ぺるそなとりにてぃそうる(基本はつまんないです)

 なるほど今のアニメって東京が無いのだなというか、「都市」が描かれても「東京」と結びつかずアニメ本来の属性として無国籍な流れに戻ってんのね。そいやイノセンスでもわざわざ架空の都市を設定してたし「第三新東京市」から「東京」が外されていく形に進んだと。政治や統治の中心の不在を自然な形にしようとすると「中央からよくわかんない命令が届く高度に発達した地方自治都市」になる。アニマスだと「東京」は奇妙にも過去の風景のままに再現されたオトナ帝国だか三丁目だかマトリックスの虚構世界だかみたいな描写で、「社会」や「世界」やコミュニティの最後に残された拠り所である「学園」すら空っぽ。ロボが守るべき共同体などもはや存在しないことをよく示してる。アニマスで描かれる「東京」はロボが日常風景であるための書割背景でしかなく、むしろ日常のほうがロボにつられて異化される。
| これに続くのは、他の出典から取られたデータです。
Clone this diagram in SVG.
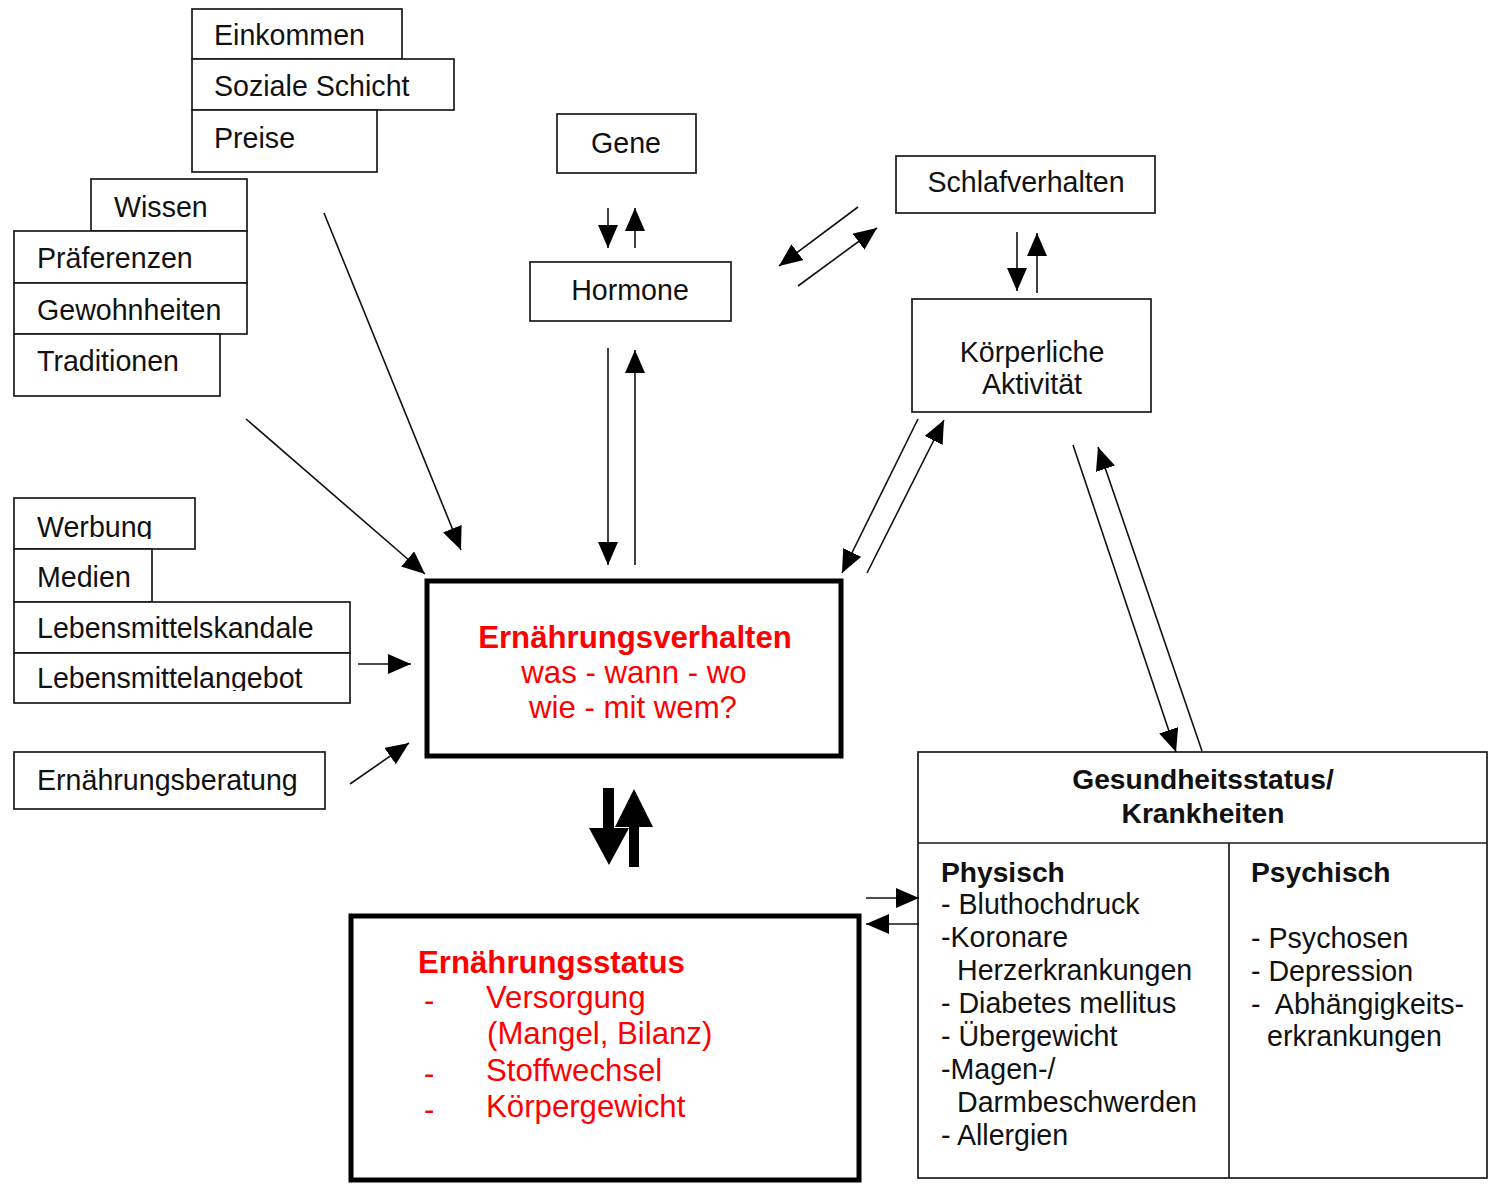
<svg xmlns="http://www.w3.org/2000/svg" width="1490" height="1184" viewBox="0 0 1490 1184">
<style>
.box{fill:#fff;stroke:#1a1a1a;stroke-width:1.7}
.thick{fill:#fff;stroke:#000;stroke-width:5}
.t{font-family:"Liberation Sans",Arial,sans-serif;font-size:28.6px;fill:#111}
.b{font-weight:bold;font-size:28.2px}
.c{text-anchor:middle}
.r{font-family:"Liberation Sans",Arial,sans-serif;font-size:31.2px;fill:#ff0000}
.ln{stroke:#111;stroke-width:1.6;fill:none;marker-end:url(#ah)}
</style>
<defs>
<marker id="ah" markerUnits="userSpaceOnUse" markerWidth="24" markerHeight="20" refX="23" refY="10" orient="auto">
<path d="M0,0 L23,10 L0,20 z" fill="#000"/>
</marker>
<clipPath id="cw"><rect x="0" y="490" width="300" height="49"/></clipPath>
<clipPath id="cl"><rect x="0" y="655" width="400" height="36"/></clipPath>
</defs>

<g id="einkommen"><rect class="box" x="192" y="9" width="210" height="50"/><text class="t" x="214" y="45">Einkommen</text></g>
<g id="soziale-schicht"><rect class="box" x="192" y="59" width="262" height="51"/><text class="t" x="214" y="96">Soziale Schicht</text></g>
<g id="preise"><rect class="box" x="192" y="110" width="185" height="62"/><text class="t" x="214" y="148">Preise</text></g>

<g id="wissen"><rect class="box" x="91" y="179" width="156" height="52"/><text class="t" x="114" y="217">Wissen</text></g>
<g id="praeferenzen"><rect class="box" x="14" y="231" width="233" height="52"/><text class="t" x="37" y="268">Präferenzen</text></g>
<g id="gewohnheiten"><rect class="box" x="14" y="283" width="233" height="51"/><text class="t" x="37" y="320">Gewohnheiten</text></g>
<g id="traditionen"><rect class="box" x="14" y="334" width="206" height="62"/><text class="t" x="37" y="371">Traditionen</text></g>

<g id="werbung"><rect class="box" x="14" y="498" width="181" height="51"/><text class="t" x="37" y="537" clip-path="url(#cw)">Werbung</text></g>
<g id="medien"><rect class="box" x="14" y="549" width="138" height="53"/><text class="t" x="37" y="587">Medien</text></g>
<g id="lebensmittelskandale"><rect class="box" x="14" y="602" width="336" height="51"/><text class="t" x="37" y="638">Lebensmittelskandale</text></g>
<g id="lebensmittelangebot"><rect class="box" x="14" y="653" width="336" height="50"/><text class="t" x="37" y="688" clip-path="url(#cl)">Lebensmittelangebot</text></g>
<g id="ernaehrungsberatung"><rect class="box" x="14" y="752" width="311" height="57"/><text class="t" x="37" y="790">Ernährungsberatung</text></g>

<g id="gene"><rect class="box" x="557" y="114" width="139" height="59"/><text class="t c" x="626" y="153">Gene</text></g>
<g id="hormone"><rect class="box" x="530" y="262" width="201" height="59"/><text class="t c" x="630" y="300">Hormone</text></g>
<g id="schlafverhalten"><rect class="box" x="896" y="156" width="259" height="57"/><text class="t c" x="1026" y="192">Schlafverhalten</text></g>
<g id="koerperliche-aktivitaet"><rect class="box" x="912" y="299" width="239" height="113"/><text class="t c" x="1032" y="362">Körperliche</text><text class="t c" x="1032" y="394">Aktivität</text></g>

<g id="ernaehrungsverhalten"><rect class="thick" x="427" y="581" width="414" height="175"/>
<text class="r b c" x="635" y="648" style="font-size:31.2px">Ernährungsverhalten</text>
<text class="r c" x="634" y="683">was - wann - wo</text>
<text class="r c" x="633" y="718">wie - mit wem?</text></g>

<g id="ernaehrungsstatus"><rect class="thick" x="351" y="916" width="508" height="264"/>
<text class="r b" x="418" y="973" style="font-size:31.2px">Ernährungsstatus</text>
<text class="r" x="424" y="1011">-</text><text class="r" x="486" y="1008">Versorgung</text>
<text class="r" x="487" y="1044">(Mangel, Bilanz)</text>
<text class="r" x="424" y="1084">-</text><text class="r" x="486" y="1081">Stoffwechsel</text>
<text class="r" x="424" y="1120">-</text><text class="r" x="486" y="1117">Körpergewicht</text></g>

<g id="gesundheitsstatus"><rect class="box" x="918" y="752" width="569" height="426"/>
<line x1="918" y1="843" x2="1487" y2="843" stroke="#1a1a1a" stroke-width="1.7"/>
<line x1="1229" y1="843" x2="1229" y2="1178" stroke="#1a1a1a" stroke-width="1.7"/>
<text class="t b c" x="1203" y="789">Gesundheitsstatus/</text>
<text class="t b c" x="1203" y="823">Krankheiten</text>
<text class="t b" x="941" y="882">Physisch</text>
<text class="t" x="941" y="914">- Bluthochdruck</text>
<text class="t" x="941" y="947">-Koronare</text>
<text class="t" x="957" y="980">Herzerkrankungen</text>
<text class="t" x="941" y="1013">- Diabetes mellitus</text>
<text class="t" x="941" y="1046">- Übergewicht</text>
<text class="t" x="941" y="1079">-Magen-/</text>
<text class="t" x="957" y="1112">Darmbeschwerden</text>
<text class="t" x="941" y="1145">- Allergien</text>
<text class="t b" x="1251" y="882">Psychisch</text>
<text class="t" x="1251" y="948">- Psychosen</text>
<text class="t" x="1251" y="981">- Depression</text>
<text class="t" x="1251" y="1014" xml:space="preserve">-  Abhängigkeits-</text>
<text class="t" x="1267" y="1046">erkrankungen</text></g>

<g id="connectors">
<line class="ln" x1="324" y1="213" x2="461" y2="550"/>
<line class="ln" x1="246" y1="419" x2="425" y2="574"/>
<line class="ln" x1="358" y1="664" x2="411" y2="664"/>
<line class="ln" x1="350" y1="784" x2="409" y2="743"/>
<line class="ln" x1="608" y1="208" x2="608" y2="248"/>
<line class="ln" x1="635" y1="248" x2="635" y2="208"/>
<line class="ln" x1="608" y1="348" x2="608" y2="565"/>
<line class="ln" x1="635" y1="565" x2="635" y2="350"/>
<line class="ln" x1="858" y1="207" x2="779" y2="266"/>
<line class="ln" x1="798" y1="286" x2="877" y2="228"/>
<line class="ln" x1="1017" y1="232" x2="1017" y2="291"/>
<line class="ln" x1="1037" y1="293" x2="1037" y2="233"/>
<line class="ln" x1="918" y1="419" x2="842" y2="573"/>
<line class="ln" x1="867" y1="573" x2="944" y2="420"/>
<line class="ln" x1="1073" y1="445" x2="1176" y2="752"/>
<line class="ln" x1="1202" y1="751" x2="1098" y2="447"/>
<line class="ln" x1="866" y1="898" x2="919" y2="898"/>
<line class="ln" x1="919" y1="924" x2="866" y2="924"/>
<polygon points="603,788 614,788 614,828 629,828 609,865 589,828 603,828" fill="#000"/>
<polygon points="634,789 653,827 639,827 639,867 629,867 629,827 615,827" fill="#000"/>
</g>
</svg>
 ペルソナの原作は「ただの高校生がなぜかセカイを救っちゃう」奇妙さと頑張って付き合っていて、上手く解決できていたわけではないにせよ「セカイを救うのがシナリオの基本でなければならないメディアである和製RPG」と現代日本とを折衷するという難事と付き合いつづけてきた女神転生シリーズならではの話だった。コンピューターネタや終末思想ネタを真正面から扱い、終末ネタが期限切れになるあたりで「悪魔」から「ペルソナ」(まんまスタンド)に分派した系譜てのもあわせ、このシリーズはラノベな人たちの扱うネタと好対照であり続けていて無闇に語らないと気がすまない向きには最適な素材だと思うのだが、直球ど真ん中すぎて避けられるのか。

 で、なんのため近未来地方都市にしたかというと、えらく意味がない。たぶん空気のように当たり前になってしまった匿名空間(エンディングの学生服のやつ)を欲した結果としての都市空間、それでいてローカルな土地の記憶(主人公の家とか海とか)を強く求めたための地方性、といったセレクトだと思うのだけども。